Est-ce enfin le signe d’une volonté réelle de s’inscrire dans le processus d’un dialogue inclusif inter-malien ? Telle est la principale question qui semble tarauder les esprits de bien des observateurs de la crise malienne après la publication, mardi, d’une déclaration commune de trois mouvements armés. Réunis dans la capitale algérienne, Le Mnla, le MAA et le Hcua ont surtout lancé un ultimatum aux groupes armés «orphelins» afin qu’ils rejoignent le processus de dialogue.
Du 5 au 9 juin dernier, le Mouvement national de libération de l’Azawad, le Mouvement arabe de l’Azawad et le Haut conseil de l’unité de l’Azawad se sont réunis autour d’une même table, sous l’égide du médiateur algérien. Cette rencontre était la deuxième du genre, car les mêmes mouvements s’étaient retrouvés, en janvier dernier, toujours dans la capitale algérienne, en vue de la relance du dialogue inter-malien.
Ces consultations exploratoires, visent, conformément au vœu du gouvernement malien, à permettre aux groupes armés éligibles au dialogue d’harmoniser leurs positions en vue des futures négociations inclusives. Ainsi, au terme de 5 jours de tractations, les trois mouvements, signataires du cessez-le-feu du 23 mai dernier, ont fait une déclaration commune dans laquelle ils expriment leur volonté d’œuvrer à la consolidation du processus de paix au Mali. Dans ce document dit «Déclaration d’Alger» et signé par leurs secrétaires généraux respectifs, le Mnla, le MAA et le Hcua expriment surtout leur plein respect de l’intégrité territoriale et l’unité nationale du Mali.
Parallèlement à cette déclaration, Bilal Ag Achérif pour le Mnla, Alghabass Ag Intalla pour le Hcua et Sidi Brahim Ould Sidati au nom du MAA, ont signé un autre document dans lequel ils lancent un appel à toutes personnes et à tous les groupes armés qui sont hors du processus de dialogue, à rejoindre, dans un délai d’un mois, l’un des mouvements signataires de ladite déclaration. «Toute personne ou groupe armé qui n’auront pas fait leur choix à cette date seront responsables de toutes décisions qui seront prises à leur encontre», prévient la déclaration.
Voilà ce qui pouvait sonner, de l’avis d’observateurs avisés de la crise malienne, comme le point de départ d’une réelle volonté chez ces mouvements de s’inscrire définitivement dans le processus de négociations avec le gouvernement malien.

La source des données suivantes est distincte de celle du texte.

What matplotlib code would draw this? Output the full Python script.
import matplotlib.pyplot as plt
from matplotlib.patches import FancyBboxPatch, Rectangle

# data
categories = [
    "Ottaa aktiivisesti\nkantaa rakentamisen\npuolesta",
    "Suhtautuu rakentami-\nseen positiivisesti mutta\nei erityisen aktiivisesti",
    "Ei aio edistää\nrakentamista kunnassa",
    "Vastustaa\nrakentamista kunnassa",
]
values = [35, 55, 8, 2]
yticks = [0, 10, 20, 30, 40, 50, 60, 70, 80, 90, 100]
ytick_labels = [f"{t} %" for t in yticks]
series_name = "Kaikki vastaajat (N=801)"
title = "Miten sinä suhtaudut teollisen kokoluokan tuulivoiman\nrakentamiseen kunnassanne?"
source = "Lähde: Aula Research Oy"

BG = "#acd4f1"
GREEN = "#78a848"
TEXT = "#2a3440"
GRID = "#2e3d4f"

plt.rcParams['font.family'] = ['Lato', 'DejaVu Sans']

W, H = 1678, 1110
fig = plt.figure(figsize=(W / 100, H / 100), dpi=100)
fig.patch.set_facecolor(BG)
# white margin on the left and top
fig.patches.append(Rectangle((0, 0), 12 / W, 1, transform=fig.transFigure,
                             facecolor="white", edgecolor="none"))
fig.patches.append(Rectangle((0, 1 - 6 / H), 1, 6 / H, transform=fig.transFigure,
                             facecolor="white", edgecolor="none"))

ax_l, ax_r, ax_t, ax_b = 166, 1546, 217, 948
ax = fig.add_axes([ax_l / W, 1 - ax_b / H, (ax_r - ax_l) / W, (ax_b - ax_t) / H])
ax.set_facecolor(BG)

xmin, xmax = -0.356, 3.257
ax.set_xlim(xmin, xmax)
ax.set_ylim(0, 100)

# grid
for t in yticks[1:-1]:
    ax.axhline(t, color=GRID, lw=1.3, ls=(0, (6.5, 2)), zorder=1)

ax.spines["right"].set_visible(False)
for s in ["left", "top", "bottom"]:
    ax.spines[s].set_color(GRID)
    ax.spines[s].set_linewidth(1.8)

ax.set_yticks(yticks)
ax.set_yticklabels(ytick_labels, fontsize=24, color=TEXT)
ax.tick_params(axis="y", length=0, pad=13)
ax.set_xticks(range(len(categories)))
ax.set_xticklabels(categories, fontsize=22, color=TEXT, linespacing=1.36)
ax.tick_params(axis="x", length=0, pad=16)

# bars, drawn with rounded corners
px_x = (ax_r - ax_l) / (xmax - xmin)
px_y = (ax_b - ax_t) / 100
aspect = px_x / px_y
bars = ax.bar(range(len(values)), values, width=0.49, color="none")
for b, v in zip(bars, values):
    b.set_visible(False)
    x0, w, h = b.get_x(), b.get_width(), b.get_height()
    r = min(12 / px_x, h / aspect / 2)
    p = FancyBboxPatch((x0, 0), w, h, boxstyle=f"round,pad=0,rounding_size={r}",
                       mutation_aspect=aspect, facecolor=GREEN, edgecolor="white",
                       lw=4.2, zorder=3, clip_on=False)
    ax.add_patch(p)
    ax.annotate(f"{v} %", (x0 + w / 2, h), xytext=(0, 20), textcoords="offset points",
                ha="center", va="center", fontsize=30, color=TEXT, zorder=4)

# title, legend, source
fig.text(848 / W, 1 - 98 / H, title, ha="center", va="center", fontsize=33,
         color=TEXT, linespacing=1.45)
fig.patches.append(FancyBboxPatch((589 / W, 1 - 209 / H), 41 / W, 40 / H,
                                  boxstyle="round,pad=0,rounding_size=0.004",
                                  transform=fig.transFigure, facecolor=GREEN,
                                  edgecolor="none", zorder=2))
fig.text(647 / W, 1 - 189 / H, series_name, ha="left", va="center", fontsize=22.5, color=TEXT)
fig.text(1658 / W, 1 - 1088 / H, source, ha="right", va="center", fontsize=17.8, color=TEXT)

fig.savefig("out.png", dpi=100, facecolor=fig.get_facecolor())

Sauf que ces derniers, depuis le début du processus, ont toujours joué au dilatoire et à la fuite en avant de sorte que leurs déclarations sont toujours reçues avec une certaine réserve. Surtout quand on sait que cette déclaration intervient dans un contexte où les groupes armés signataires ont tiré une certaine ascendance psychologique sur le gouvernement malien suite aux affrontements récents de Kidal, où, appuyés par leurs alliés terroristes, ils ont remporté la bataille.
Par ailleurs, pour revenir à l’ultimatum qu’ils ont lancé aux autres mouvements, cela devrait permettre tout de même au gouvernement d’avoir en face de lui un nombre restreint d’interlocuteurs. Il faut aussi dire que cet appel sonne comme un camouflet pour Ibrahim Mohamed Ag Assaleh, un dissident du Mnla, qui a récemment créé son propre mouvement du nom de Coalition pour le peuple de l’Azawad (CPA).

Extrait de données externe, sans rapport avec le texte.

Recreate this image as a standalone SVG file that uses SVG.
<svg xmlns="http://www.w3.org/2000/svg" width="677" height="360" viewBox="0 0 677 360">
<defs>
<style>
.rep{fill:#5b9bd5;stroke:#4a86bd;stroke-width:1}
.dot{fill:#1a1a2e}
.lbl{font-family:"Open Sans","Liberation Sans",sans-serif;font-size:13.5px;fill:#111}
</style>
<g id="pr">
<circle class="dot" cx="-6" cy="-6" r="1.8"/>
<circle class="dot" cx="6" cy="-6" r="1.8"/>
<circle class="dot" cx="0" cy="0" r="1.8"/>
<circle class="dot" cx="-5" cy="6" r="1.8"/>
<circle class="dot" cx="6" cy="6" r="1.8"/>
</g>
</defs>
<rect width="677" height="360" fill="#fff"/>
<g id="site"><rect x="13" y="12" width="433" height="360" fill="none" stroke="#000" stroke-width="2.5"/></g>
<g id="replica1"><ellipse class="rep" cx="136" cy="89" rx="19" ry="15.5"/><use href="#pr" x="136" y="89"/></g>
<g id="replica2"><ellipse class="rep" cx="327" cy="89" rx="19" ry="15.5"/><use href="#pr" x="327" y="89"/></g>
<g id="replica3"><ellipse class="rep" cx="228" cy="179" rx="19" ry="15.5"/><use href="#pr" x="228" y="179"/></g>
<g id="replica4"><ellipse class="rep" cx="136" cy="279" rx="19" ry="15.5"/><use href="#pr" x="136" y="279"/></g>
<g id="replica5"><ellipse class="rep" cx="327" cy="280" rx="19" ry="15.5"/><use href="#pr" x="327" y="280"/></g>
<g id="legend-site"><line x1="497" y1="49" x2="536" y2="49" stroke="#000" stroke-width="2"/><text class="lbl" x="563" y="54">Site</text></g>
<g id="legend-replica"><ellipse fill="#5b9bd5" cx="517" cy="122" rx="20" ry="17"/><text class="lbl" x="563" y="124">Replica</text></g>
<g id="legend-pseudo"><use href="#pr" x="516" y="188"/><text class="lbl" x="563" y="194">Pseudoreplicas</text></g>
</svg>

L’on se rappelle que suite à des tensions qui ont agité pendant des mois le Mouvement national de libération de l’Azawad, ce haut cadre du mouvement indépendantiste touareg avait lancé son propre mouvement politico-militaire, le mardi 18 mars dernier. Ancien député de Bourem, dans la région de Gao, Assaleh avait été jugé trop proches des intérêts de Bamako par le Secrétaire général du Mnla, Bilal Ag Chérif, qui avait ainsi choisi de l’écarter, selon certaines sources.
Dès la création de sa Coalition, Ibrahim Ag Mohamed Assaleh avait tendu la main au gouvernement malien pour la relance du dialogue qu’il trouvait timide. Sera-t-il ainsi contraint de revenir dans son mouvement d’origine ? Une chose est sûre, c’est que le CPA est appelé à disparaître si la déclaration des principaux mouvements armés était respecté.